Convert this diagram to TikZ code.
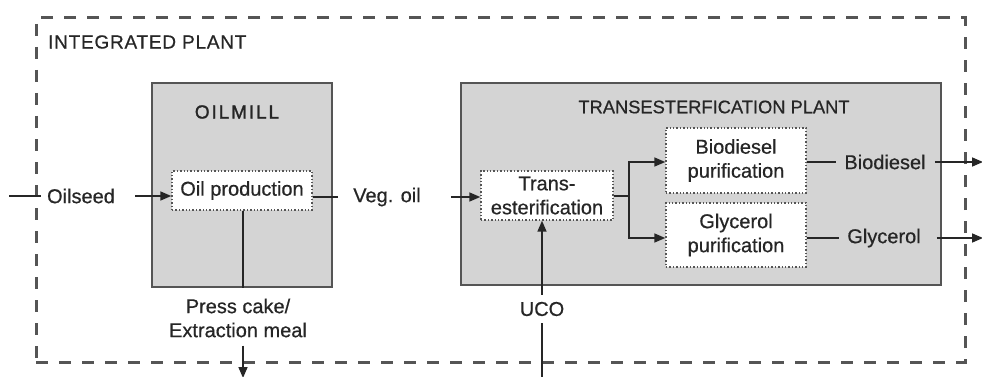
\documentclass[tikz,border=0pt]{standalone}
\usepackage{fontspec}
\setmainfont{Liberation Sans}[FakeBold=0.6]
\usetikzlibrary{arrows.meta}
\definecolor{ink}{HTML}{262626}
\definecolor{boxgray}{HTML}{D4D4D4}
\definecolor{edgegray}{HTML}{555555}
\begin{document}
\begin{tikzpicture}[x=1pt,y=-1pt,
  txt/.style={font=\fontsize{20}{24}\selectfont, text=ink, inner sep=0pt, align=center},
  captxt/.style={font=\fontsize{19}{23}\selectfont\addfontfeature{LetterSpace=4}, text=ink, inner sep=0pt},
  plantbox/.style={draw=edgegray, line width=1.8pt, fill=boxgray, inner sep=0pt},
  stepbox/.style={draw=edgegray, dotted, line width=1.4pt, fill=white, align=center,
    font=\fontsize{20}{24}\selectfont, text=ink, inner sep=0pt},
  flow/.style={draw=black!85, line width=1.6pt},
  arr/.style={flow, -{Triangle[length=11pt,width=9pt]}}
]
\useasboundingbox (0,0) rectangle (982,377);
% integrated plant
\node[draw=edgegray, line width=3pt, dash pattern=on 12pt off 11pt, minimum width=929pt, minimum height=344pt, inner sep=0pt] (plant) at (500.5,190) {};
\node[captxt, anchor=west] (plantlbl) at (48,42) {INTEGRATED PLANT};
% oil mill
\node[plantbox, minimum width=180pt, minimum height=204pt] (mill) at (242,185) {};
\node[captxt, font=\fontsize{19}{23}\selectfont\addfontfeature{LetterSpace=10,FakeBold=1.4}] (milllbl) at (237,112) {OILMILL};
\node[stepbox, minimum width=140pt, minimum height=39pt] (oilprod) at (242,190.5) {Oil production};
% transesterification plant
\node[plantbox, minimum width=480pt, minimum height=202pt] (tplant) at (701,184) {};
\node[txt, font=\fontsize{18.3}{22}\selectfont] (tplantlbl) at (714,107) {TRANSESTERFICATION PLANT};
\node[stepbox, minimum width=132pt, minimum height=49pt] (trans) at (547,195.5) {Trans-\\esterification};
\node[stepbox, minimum width=140pt, minimum height=65pt] (biopur) at (736,160.5) {Biodiesel\\purification};
\node[stepbox, minimum width=140pt, minimum height=64pt] (glypur) at (736,235) {Glycerol\\purification};
% stream labels
\node[txt] (oilseed) at (81,196) {Oilseed};
\node[txt] (vegoil) at (387,197) {Veg. oil};
\node[txt] (press) at (238,318) {Press cake/\\Extraction meal};
\node[txt] (uco) at (542,309) {UCO};
\node[txt] (biodiesel) at (885,162) {Biodiesel};
\node[txt] (glycerol) at (884,238) {Glycerol};
% free ends
\coordinate (inL) at (9,196);
\coordinate (pressEnd) at (243,378);
\coordinate (ucoEnd) at (542,378);
\coordinate (bioEnd) at (983,162);
\coordinate (glyEnd) at (983,238);
\coordinate (split) at (629,196);
% connectors
\draw[flow, shorten >=6pt] (inL) -- (oilseed.west);
\draw[arr, shorten <=20pt] (oilseed.east) -- (oilprod.west |- oilseed.east);
\draw[flow, shorten >=15pt] (oilprod.east |- vegoil.west) -- (vegoil.west);
\draw[arr, shorten <=30pt] (vegoil.east) -- (trans.west |- vegoil.east);
\draw[flow] (oilprod.south -| pressEnd) -- (mill.south -| pressEnd);
\draw[arr, shorten <=8pt] (press.south -| pressEnd) -- (pressEnd);
\draw[arr, shorten <=7pt] (uco.north) -- (trans.south -| uco.north);
\draw[flow, shorten <=7pt] (uco.south) -- (ucoEnd);
\draw[flow] (trans.east |- split) -- (split);
\draw[arr] (split) |- (biopur.west |- biodiesel);
\draw[arr] (split) |- (glypur.west |- glycerol);
\draw[flow, shorten >=8pt] (biopur.east |- biodiesel) -- (biodiesel.west);
\draw[flow, shorten >=8pt] (glypur.east |- glycerol) -- (glycerol.west);
\draw[arr, shorten <=9pt] (biodiesel.east) -- (bioEnd);
\draw[arr, shorten <=16pt] (glycerol.east) -- (glyEnd);
\end{tikzpicture}
\end{document}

★ ★ ★

Return the listing above unchanged, apart from dropping its pictures.

The output →
Convert this diagram to TikZ code.
\documentclass[tikz,border=0pt]{standalone}
\usepackage{fontspec}
\setmainfont{Liberation Sans}[FakeBold=0.6]
\usetikzlibrary{arrows.meta}
\definecolor{ink}{HTML}{262626}
\definecolor{boxgray}{HTML}{D4D4D4}
\definecolor{edgegray}{HTML}{555555}
\begin{document}
\begin{tikzpicture}[x=1pt,y=-1pt,
  txt/.style={font=\fontsize{20}{24}\selectfont, text=ink, inner sep=0pt, align=center},
  captxt/.style={font=\fontsize{19}{23}\selectfont\addfontfeature{LetterSpace=4}, text=ink, inner sep=0pt},
  plantbox/.style={draw=edgegray, line width=1.8pt, fill=boxgray, inner sep=0pt},
  stepbox/.style={draw=edgegray, dotted, line width=1.4pt, fill=white, align=center,
    font=\fontsize{20}{24}\selectfont, text=ink, inner sep=0pt},
  flow/.style={draw=black!85, line width=1.6pt},
  arr/.style={flow, -{Triangle[length=11pt,width=9pt]}}
]
\useasboundingbox (0,0) rectangle (982,377);
% integrated plant
\node[draw=edgegray, line width=3pt, dash pattern=on 12pt off 11pt, minimum width=929pt, minimum height=344pt, inner sep=0pt] (plant) at (500.5,190) {};
\node[captxt, anchor=west] (plantlbl) at (48,42) {INTEGRATED PLANT};
% oil mill
\node[plantbox, minimum width=180pt, minimum height=204pt] (mill) at (242,185) {};
\node[captxt, font=\fontsize{19}{23}\selectfont\addfontfeature{LetterSpace=10,FakeBold=1.4}] (milllbl) at (237,112) {OILMILL};
\node[stepbox, minimum width=140pt, minimum height=39pt] (oilprod) at (242,190.5) {Oil production};
% transesterification plant
\node[plantbox, minimum width=480pt, minimum height=202pt] (tplant) at (701,184) {};
\node[txt, font=\fontsize{18.3}{22}\selectfont] (tplantlbl) at (714,107) {TRANSESTERFICATION PLANT};
\node[stepbox, minimum width=132pt, minimum height=49pt] (trans) at (547,195.5) {Trans-\\esterification};
\node[stepbox, minimum width=140pt, minimum height=65pt] (biopur) at (736,160.5) {Biodiesel\\purification};
\node[stepbox, minimum width=140pt, minimum height=64pt] (glypur) at (736,235) {Glycerol\\purification};
% stream labels
\node[txt] (oilseed) at (81,196) {Oilseed};
\node[txt] (vegoil) at (387,197) {Veg. oil};
\node[txt] (press) at (238,318) {Press cake/\\Extraction meal};
\node[txt] (uco) at (542,309) {UCO};
\node[txt] (biodiesel) at (885,162) {Biodiesel};
\node[txt] (glycerol) at (884,238) {Glycerol};
% free ends
\coordinate (inL) at (9,196);
\coordinate (pressEnd) at (243,378);
\coordinate (ucoEnd) at (542,378);
\coordinate (bioEnd) at (983,162);
\coordinate (glyEnd) at (983,238);
\coordinate (split) at (629,196);
% connectors
\draw[flow, shorten >=6pt] (inL) -- (oilseed.west);
\draw[arr, shorten <=20pt] (oilseed.east) -- (oilprod.west |- oilseed.east);
\draw[flow, shorten >=15pt] (oilprod.east |- vegoil.west) -- (vegoil.west);
\draw[arr, shorten <=30pt] (vegoil.east) -- (trans.west |- vegoil.east);
\draw[flow] (oilprod.south -| pressEnd) -- (mill.south -| pressEnd);
\draw[arr, shorten <=8pt] (press.south -| pressEnd) -- (pressEnd);
\draw[arr, shorten <=7pt] (uco.north) -- (trans.south -| uco.north);
\draw[flow, shorten <=7pt] (uco.south) -- (ucoEnd);
\draw[flow] (trans.east |- split) -- (split);
\draw[arr] (split) |- (biopur.west |- biodiesel);
\draw[arr] (split) |- (glypur.west |- glycerol);
\draw[flow, shorten >=8pt] (biopur.east |- biodiesel) -- (biodiesel.west);
\draw[flow, shorten >=8pt] (glypur.east |- glycerol) -- (glycerol.west);
\draw[arr, shorten <=9pt] (biodiesel.east) -- (bioEnd);
\draw[arr, shorten <=16pt] (glycerol.east) -- (glyEnd);
\end{tikzpicture}
\end{document}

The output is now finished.